Best Settings for Star Trail Photography

The single biggest mistake beginners make is attempting one very long exposure — 30 minutes, an hour — instead of stacking many short ones. A single long exposure accumulates thermal sensor noise continuously, produces hot pixels that cannot be removed in post, and gives you no recovery options if something goes wrong partway through. Stack short frames instead. Here are the exact settings that work.

Shutter Speed

Use 20 – 30 seconds per frame. Long enough to capture sufficient star light per individual exposure; short enough to keep sensor noise low and manageable. At 30 seconds with a 1-second gap between shots, an 85-minute session yields 166 frames — enough for a dramatic stacked composite and a 7-second progressive build video at 24fps.

Aperture

Shoot wide open or one stop down. On the Samyang 14mm f/2.8 that means f/2.8 to f/3.2. Stopping down to f/4 or f/5.6 noticeably reduces the number of faint stars captured per frame — and faint stars are what give a star trail composite its density and depth.

ISO

Start at ISO 800 for full-frame cameras. The Canon R6 handles this cleanly with well-controlled noise. APS-C cameras typically perform best between ISO 400 and ISO 1600. Before your main shoot, take a single test frame and review it at 100% zoom on your camera screen. If noise is heavy and the sky looks muddy, drop to ISO 400. If stars are too dim, push to ISO 3200.

White Balance

Set a fixed white balance — never Auto. A colour temperature of 3800K–4200K produces a natural dark-blue night sky. Auto white balance can shift slightly between frames, creating a colour flicker in the final video sequence that is very difficult to correct uniformly in post.

Focus

Switch to manual focus and set to infinity — not beyond infinity. On the Samyang 14mm, the infinity mark on the barrel is reliable. On many other lenses, the hard stop extends slightly past true infinity. Use live view, zoom in to 10x magnification on a bright star, and adjust until the star resolves to the smallest, sharpest point you can achieve. Tape the focus ring with gaffer tape before the session starts so it cannot drift overnight — temperature changes cause lens barrels to contract slightly, and even a small focus shift ruins an entire sequence.

Setting Recommended Value
Mode Manual (M)
Shutter Speed 30 seconds
Aperture f/2.8 (wide open)
ISO 1600 (full-frame) / 800–1600 (APS-C)
White Balance Fixed — 3800K–4200K
Focus Manual — infinity, taped
File Format RAW preferred / JPEG acceptable
Image Stabilisation OFF
Long Exposure NR OFF
Interval Gap 1 second between frames
How to Make a Star Trail Timelapse - Composition

How to Plan and Shoot Your Session

Good star trail results are 50% planning. Most failed sessions come from poor location choice or timing — not from bad camera settings.

Find a Dark Sky Location

Light pollution is your biggest enemy. Even moderate suburban glow washes out faint stars and produces an orange sky that post-processing only partially corrects. In Southern Germany, the Swabian Alps south of Ulm and the Bodensee region both offer relatively dark, accessible skies. The Dolomites and the hills above Lake Como are exceptional. Use lightpollutionmap.info before committing to a location — the difference between Bortle 4 and Bortle 6 skies is immediately visible in a stacked result, and no amount of Light Pollution Removal in the stacker fully compensates for shooting under a Bortle 7 orange dome.

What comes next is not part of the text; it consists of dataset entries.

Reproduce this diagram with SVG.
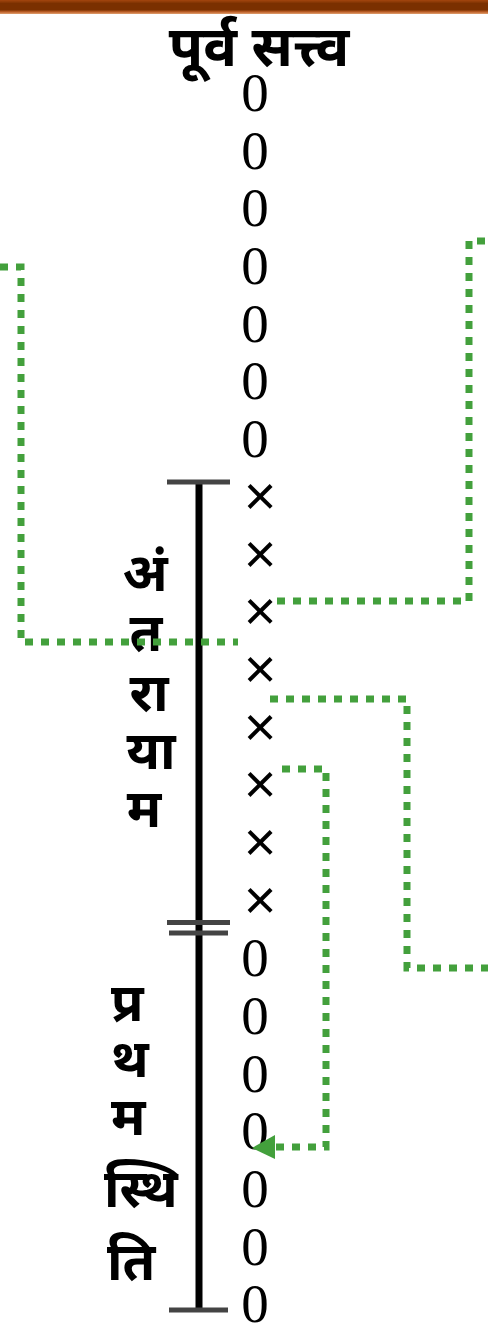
<svg xmlns="http://www.w3.org/2000/svg" width="488" height="1340" viewBox="0 0 488 1340">
<style>
.dev{font-family:"Noto Sans Devanagari","Lohit Devanagari","Noto Sans","FreeSans",sans-serif;font-size:53px;font-weight:bold;fill:#000}
.z{font-family:"Liberation Serif",serif;font-size:55px;fill:#000;text-anchor:middle}
.x{font-family:"Liberation Sans",sans-serif;font-size:56px;fill:#000;text-anchor:middle}
.cap{stroke:#444;stroke-width:5;fill:none}
.g{stroke:#43a03c;stroke-width:7;fill:none;stroke-dasharray:8 8}
</style>
<defs>
<linearGradient id="bar" x1="0" y1="0" x2="0" y2="1">
<stop offset="0" stop-color="#a4460e"/>
<stop offset="0.25" stop-color="#7a3000"/>
<stop offset="0.7" stop-color="#7a3000"/>
<stop offset="0.85" stop-color="#c0622a"/>
<stop offset="1" stop-color="#e0a070"/>
</linearGradient>
</defs>
<rect x="0" y="0" width="488" height="14" fill="url(#bar)"/>
<g id="title"><text class="dev" x="259" y="66" text-anchor="middle" style="font-size:56px">पूर्व सत्त्व</text></g>
<g id="column">
<text class="z" x="255" y="111">0</text>
<text class="z" x="255" y="168.7">0</text>
<text class="z" x="255" y="226.3">0</text>
<text class="z" x="255" y="284">0</text>
<text class="z" x="255" y="341.7">0</text>
<text class="z" x="255" y="399.3">0</text>
<text class="z" x="255" y="457">0</text>
<text class="x" x="260" y="515">×</text>
<text class="x" x="260" y="572.7">×</text>
<text class="x" x="260" y="630.3">×</text>
<text class="x" x="260" y="688">×</text>
<text class="x" x="260" y="745.7">×</text>
<text class="x" x="260" y="803.3">×</text>
<text class="x" x="260" y="861">×</text>
<text class="x" x="260" y="918.7">×</text>
<text class="z" x="255" y="976.3">0</text>
<text class="z" x="255" y="1034">0</text>
<text class="z" x="255" y="1091.7">0</text>
<text class="z" x="255" y="1149.3">0</text>
<text class="z" x="255" y="1207">0</text>
<text class="z" x="255" y="1264.7">0</text>
<text class="z" x="255" y="1322.3">0</text>
</g>
<g id="scale">
<line x1="199" y1="482" x2="199" y2="1310" stroke="#000" stroke-width="7"/>
<line class="cap" x1="167" y1="482" x2="230" y2="482"/>
<line class="cap" x1="167" y1="922.5" x2="230" y2="922.5"/>
<line class="cap" x1="169" y1="933" x2="228" y2="933"/>
<line class="cap" x1="169" y1="1310" x2="228" y2="1310"/>
</g>
<g id="antaraayaam">
<text class="dev" x="145" y="591" text-anchor="middle">अं</text>
<text class="dev" x="146" y="651" text-anchor="middle">त</text>
<text class="dev" x="149" y="711" text-anchor="middle">रा</text>
<text class="dev" x="151" y="769" text-anchor="middle">या</text>
<text class="dev" x="144" y="827" text-anchor="middle">म</text>
</g>
<g id="prathamsthiti">
<text class="dev" x="111" y="1021">प्र</text>
<text class="dev" x="111" y="1077">थ</text>
<text class="dev" x="111" y="1135">म</text>
<text class="dev" x="104" y="1207">स्थि</text>
<text class="dev" x="107" y="1280">ति</text>
</g>
<g id="connectors">
<polyline class="g" points="0,267 21,267 21,642 238,642"/>
<polyline class="g" points="277,601 469,601 469,241 488,241"/>
<polyline class="g" points="270,699 407,699 407,968 488,968"/>
<polyline class="g" points="282,769 326,769 326,1147 275,1147"/>
<path d="M275,1135 L252,1148 L275,1159 z" fill="#43a03c"/>
</g>
</svg>
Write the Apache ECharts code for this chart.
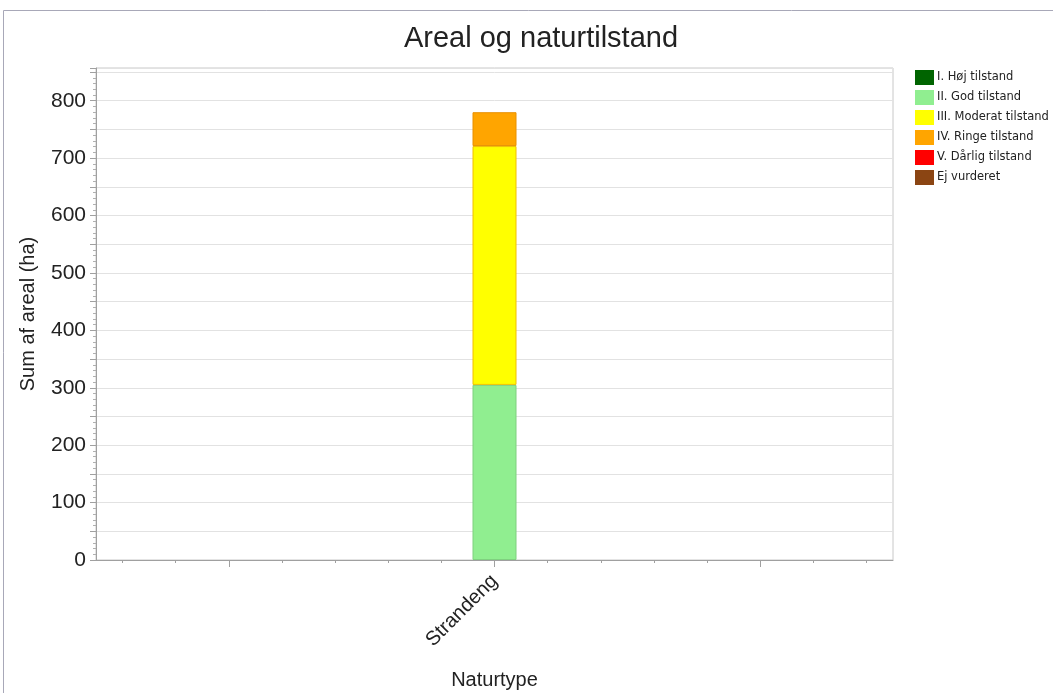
<!DOCTYPE html>
<html>
<head>
<meta charset="utf-8">
<script src="https://cdn.jsdelivr.net/npm/echarts@6/dist/echarts.min.js"></script>
<style>html,body{margin:0;padding:0;background:#fff}#c{width:1053px;height:693px}</style>
</head>
<body>
<div id="c"></div>
<script>
var categories = ['Strandeng'];
var seriesNames = ['I. Høj tilstand', 'II. God tilstand', 'III. Moderat tilstand', 'IV. Ringe tilstand', 'V. Dårlig tilstand', 'Ej vurderet'];
var hoej = [0];
var god = [305];
var moderat = [416];
var ringe = [59];
var daarlig = [0];
var ejVurderet = [0];
var colors = ['#006400', '#90EE90', '#FFFF00', '#FFA500', '#FF0000', '#8B4513'];
var borders = ['#005000', '#7fd07f', '#f0c000', '#e89000', '#d00000', '#70360f'];
var minorSlots = ['', '', '', '', '', '', '', '', '', '', '', '', '', '', ''];
var majorSlots = ['', '', ''];

var allData = [hoej, god, moderat, ringe, daarlig, ejVurderet];
var chart = echarts.init(document.getElementById('c'));
var font = 'Liberation Sans, Arial, sans-serif';
var series = seriesNames.map(function (n, i) {
  return {
    name: n, type: 'bar', stack: 'total', xAxisIndex: 0, yAxisIndex: 0,
    data: allData[i].map(function (v) {
      return { value: v, itemStyle: { borderWidth: v > 0 ? 1 : 0 } };
    }),
    barWidth: 44,
    itemStyle: { color: colors[i], borderColor: borders[i] },
    emphasis: { disabled: true }
  };
});
chart.setOption({
  animation: false,
  title: {
    text: 'Areal og naturtilstand', left: 536, top: 19, textAlign: 'center',
    textStyle: { fontFamily: font, fontSize: 29, fontWeight: 'normal', color: '#222' }
  },
  legend: {
    orient: 'vertical', left: 910, top: 65, itemWidth: 19, itemHeight: 15, itemGap: 5,
    icon: 'rect', selectedMode: false,
    itemStyle: { borderWidth: 0 },
    textStyle: { fontFamily: 'DejaVu Sans, sans-serif', fontSize: 11.5, lineHeight: 15, color: '#222', padding: [0, 0, 0, -2] },
    data: seriesNames
  },
  graphic: [{
    type: 'rect', shape: { x: 3.5, y: 10.5, width: 1060, height: 700 },
    style: { fill: 'none', stroke: '#a8a8b8', lineWidth: 1 }, silent: true
  }],
  grid: { left: 96, right: 160, top: 68, bottom: 133, outerBoundsMode: 'none', containLabel: false, show: true, borderColor: '#c8c8c8', borderWidth: 1 },
  xAxis: [{
    type: 'category', data: categories, position: 'bottom',
    name: 'Naturtype', nameLocation: 'middle', nameGap: 110,
    nameTextStyle: { fontFamily: font, fontSize: 20, color: '#222' },
    axisLine: { lineStyle: { color: '#a0a0a0' } },
    axisTick: { show: false },
    axisLabel: { rotate: 45, fontFamily: font, fontSize: 20, color: '#222', margin: 18 }
  }, {
    type: 'category', data: minorSlots, position: 'bottom', boundaryGap: true,
    axisLine: { show: false }, axisLabel: { show: false },
    axisTick: { show: true, alignWithLabel: true, length: 3, lineStyle: { color: '#a0a0a0' } }
  }, {
    type: 'category', data: majorSlots, position: 'bottom', boundaryGap: true,
    axisLine: { show: false }, axisLabel: { show: false },
    axisTick: { show: true, alignWithLabel: true, length: 7, lineStyle: { color: '#a0a0a0' } }
  }],
  yAxis: {
    type: 'value', min: 0, max: 857, interval: 50,
    name: 'Sum af areal (ha)', nameLocation: 'middle', nameGap: 58,
    nameTextStyle: { fontFamily: font, fontSize: 20, color: '#222' },
    axisLine: { show: true, lineStyle: { color: '#a0a0a0' } },
    axisTick: { show: true, length: 6, lineStyle: { color: '#a0a0a0' } },
    minorTick: { show: true, splitNumber: 5, length: 3, lineStyle: { color: '#b0b0b0' } },
    splitLine: { show: true, lineStyle: { color: '#e2e2e2' } },
    axisLabel: {
      fontFamily: font, fontSize: 21, color: '#222', margin: 10, showMaxLabel: false,
      formatter: function (v) { return v % 100 === 0 ? String(v) : ''; }
    }
  },
  series: series
});
</script>
</body>
</html>
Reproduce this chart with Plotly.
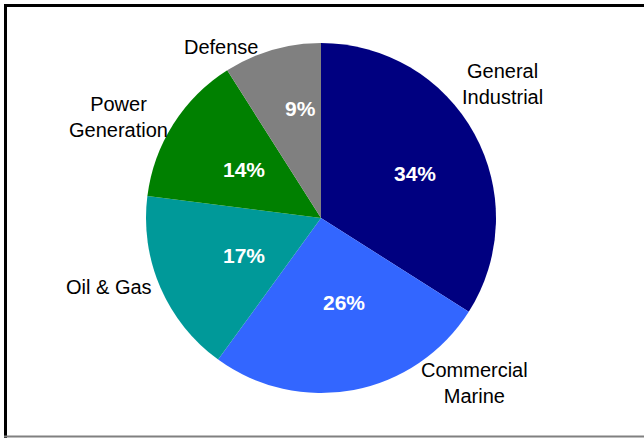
import plotly.graph_objects as go

W, H = 644, 438

categories = ["General Industrial", "Commercial Marine", "Oil & Gas", "Power Generation", "Defense"]
values = [34, 26, 17, 14, 9]
colors = ["#000080", "#3366FF", "#009999", "#008000", "#808080"]
label_texts = ["General<br>Industrial", "Commercial<br>Marine", "Oil & Gas", "Power<br>Generation", "Defense"]

# text placements (pixels in the 644x438 frame)
label_pos_px = [(503, 84), (474, 383), (108.5, 287), (118, 117), (221, 47.5)]
pct_pos_px = [(415, 173.5), (344, 302.5), (243.5, 255.5), (244, 170), (300, 108)]

cx, cy, r = 321, 218, 175
FONT = "Liberation Sans, Arial, sans-serif"

fig = go.Figure(go.Pie(
    labels=categories,
    values=values,
    sort=False,
    direction="clockwise",
    rotation=0,
    marker=dict(colors=colors, line=dict(width=0)),
    textinfo="none",
    showlegend=False,
    domain=dict(x=[(cx - r) / W, (cx + r) / W], y=[1 - (cy + r) / H, 1 - (cy - r) / H]),
    hoverinfo="label+percent",
))

total = sum(values)
annotations = []
for txt, (px, py) in zip(label_texts, label_pos_px):
    annotations.append(dict(
        x=px / W, y=1 - py / H, xref="paper", yref="paper",
        text=txt, showarrow=False, align="center",
        xanchor="center", yanchor="middle",
        font=dict(family=FONT, size=20, color="black"),
    ))
for v, (px, py) in zip(values, pct_pos_px):
    annotations.append(dict(
        x=px / W, y=1 - py / H, xref="paper", yref="paper",
        text=f"<b>{round(100 * v / total)}%</b>", showarrow=False,
        xanchor="center", yanchor="middle",
        font=dict(family=FONT, size=21, color="white"),
    ))

shapes = [
    dict(type="line", xref="paper", yref="paper", x0=4 / W, x1=1.01, y0=1 - 5.5 / H, y1=1 - 5.5 / H,
         line=dict(color="black", width=3)),
    dict(type="line", xref="paper", yref="paper", x0=5.5 / W, x1=5.5 / W, y0=1 - 438 / H, y1=1 - 4 / H,
         line=dict(color="black", width=3)),
    dict(type="line", xref="paper", yref="paper", x0=4 / W, x1=1.01, y0=1 - 436.5 / H, y1=1 - 436.5 / H,
         line=dict(color="#808080", width=2)),
]

fig.update_layout(
    width=W, height=H,
    margin=dict(l=0, r=0, t=0, b=0),
    paper_bgcolor="white",
    plot_bgcolor="white",
    annotations=annotations,
    shapes=shapes,
)

fig.write_html("out.html", config={"displayModeBar": False},
               post_script="document.body.style.margin='0';")
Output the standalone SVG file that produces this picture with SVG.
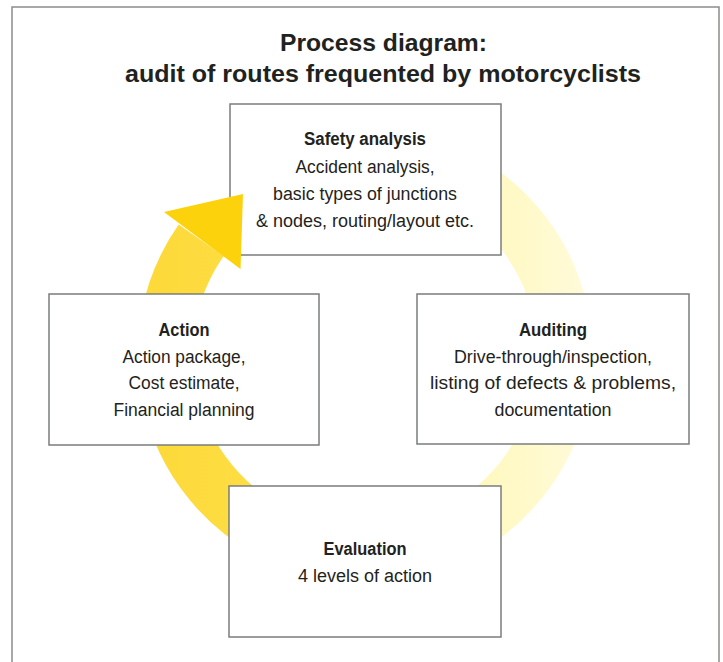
<svg xmlns="http://www.w3.org/2000/svg" width="723" height="662" viewBox="0 0 723 662">
  <style>
    .box { fill: #ffffff; stroke: #7a7d7c; stroke-width: 1.5; }
    .t { font-family: "Liberation Sans", Arial, sans-serif; fill: #1f2320; text-anchor: middle; }
    .title { font-size: 24.5px; font-weight: bold; }
    .head { font-size: 17.5px; font-weight: bold; }
    .body { font-size: 18px; }
  </style>
  <defs>
    <linearGradient id="ringGrad" gradientUnits="userSpaceOnUse" x1="150" y1="0" x2="590" y2="0">
      <stop offset="0" stop-color="#fdd93a"/>
      <stop offset="0.3" stop-color="#fddf46"/>
      <stop offset="0.75" stop-color="#fff8bf"/>
      <stop offset="1" stop-color="#fffbda"/>
    </linearGradient>
  </defs>
  <rect x="0" y="0" width="723" height="662" fill="#ffffff"/>
  <rect x="12" y="7" width="707" height="680" fill="#ffffff" stroke="#8a8c8a" stroke-width="1.5"/>

  <g id="title">
    <text class="t title" x="383.5" y="51" textLength="207" lengthAdjust="spacingAndGlyphs">Process diagram:</text>
    <text class="t title" x="383" y="82" textLength="516" lengthAdjust="spacingAndGlyphs">audit of routes frequented by motorcyclists</text>
  </g>

  <g id="connectors">
    <path id="cycle-ring" d="M 365 155 A 200 200 0 1 1 201.2 240.3" fill="none" stroke="url(#ringGrad)" stroke-width="55"/>
  </g>

  <g id="node-safety">
    <rect class="box" x="230" y="104" width="271" height="151"/>
    <text class="t head" x="365" y="145" textLength="122" lengthAdjust="spacingAndGlyphs">Safety analysis</text>
    <text class="t body" x="365" y="173" textLength="139" lengthAdjust="spacingAndGlyphs">Accident analysis,</text>
    <text class="t body" x="365" y="200" textLength="184" lengthAdjust="spacingAndGlyphs">basic types of junctions</text>
    <text class="t body" x="365" y="227" textLength="218" lengthAdjust="spacingAndGlyphs">&amp; nodes, routing/layout etc.</text>
  </g>

  <g id="node-action">
    <rect class="box" x="49" y="294" width="270" height="151"/>
    <text class="t head" x="184" y="336" textLength="51" lengthAdjust="spacingAndGlyphs">Action</text>
    <text class="t body" x="184" y="363" textLength="123" lengthAdjust="spacingAndGlyphs">Action package,</text>
    <text class="t body" x="184" y="389" textLength="111" lengthAdjust="spacingAndGlyphs">Cost estimate,</text>
    <text class="t body" x="184" y="416" textLength="141" lengthAdjust="spacingAndGlyphs">Financial planning</text>
  </g>

  <g id="node-auditing">
    <rect class="box" x="417" y="294" width="272" height="150"/>
    <text class="t head" x="553" y="336" textLength="68" lengthAdjust="spacingAndGlyphs">Auditing</text>
    <text class="t body" x="553" y="363" textLength="198" lengthAdjust="spacingAndGlyphs">Drive-through/inspection,</text>
    <text class="t body" x="553" y="389" textLength="246" lengthAdjust="spacingAndGlyphs">listing of defects &amp; problems,</text>
    <text class="t body" x="553" y="416" textLength="117" lengthAdjust="spacingAndGlyphs">documentation</text>
  </g>

  <g id="node-evaluation">
    <rect class="box" x="229" y="486" width="272" height="151"/>
    <text class="t head" x="365" y="555" textLength="83" lengthAdjust="spacingAndGlyphs">Evaluation</text>
    <text class="t body" x="365" y="582" textLength="134" lengthAdjust="spacingAndGlyphs">4 levels of action</text>
  </g>

  <g id="arrowhead">
    <polygon points="164,212 243,194 240.5,269" fill="#fcd20c"/>
  </g>
</svg>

Use the Moon as a Tool, Not an Enemy

A full moon overpowers faint stars — that part is widely known. What is less discussed is that a partial moon positioned behind you (opposite your composition direction) does something genuinely useful: it lights your foreground for free. On the Aach session, I pointed north toward Polaris with the old stone monument in the foreground. The moon was rising behind me in the opposite direction, and it gave the stonework a soft, directional silver light that would have taken hours to replicate artificially. The northern sky I was shooting remained completely dark. The result looked like a carefully lit composite — it was a single uninterrupted 85-minute sequence. Moon phase matters less than moon position.

Compose Your Shot

Star trails work best with a strong, recognisable foreground — a castle, a church tower, a tree line, a lake shore, a historic monument. Point north to get circular arcs centred on Polaris. Point east or west for diagonal streaks across the frame. Point south in summer for shorter, more curved arcs through the Milky Way core. The more identifiable your foreground subject, the higher the commercial value if you plan to sell the footage. A technically perfect star trail over a blank field competes with thousands of identical images; a star trail over Hohenzollern Castle or the Bodensee shoreline does not.

Use the Timelapse Interval Calculator at aerotimelapse.com/timelapse-interval-calculator/ to confirm your interval timing before you leave the house. For star trails, a 31-second total interval (30-second exposure plus 1-second gap) is the standard starting point that the Aach session used.

Capture Dark Frames

At the very end of your session — while the sensor is still at shooting temperature — put the lens cap on and shoot 10–20 frames at exactly the same ISO and shutter speed you used all night. On the Aach session I shot 15 dark frames after the 166 light frames. These capture the camera’s own noise signature: hot pixels, thermal noise, and fixed-pattern glow. The stacker averages them and subtracts the result from every light frame before processing begins, removing noise sources that would otherwise appear as persistent bright dots running through every arc in the composite. This step costs five minutes and makes a material visible difference at ISO 1600 and above.

Execute the Shoot

Set your intervalometer to a 31-second interval (30-second exposure, 1-second gap), confirm all settings match the table above, start the sequence, and leave the camera completely alone. Check in every 30–45 minutes to confirm it is still firing and the battery is holding. When you finish, shoot your dark frames before you pack up. Transfer everything to your computer — light frames and dark frames in separate labelled folders — before you start stacking.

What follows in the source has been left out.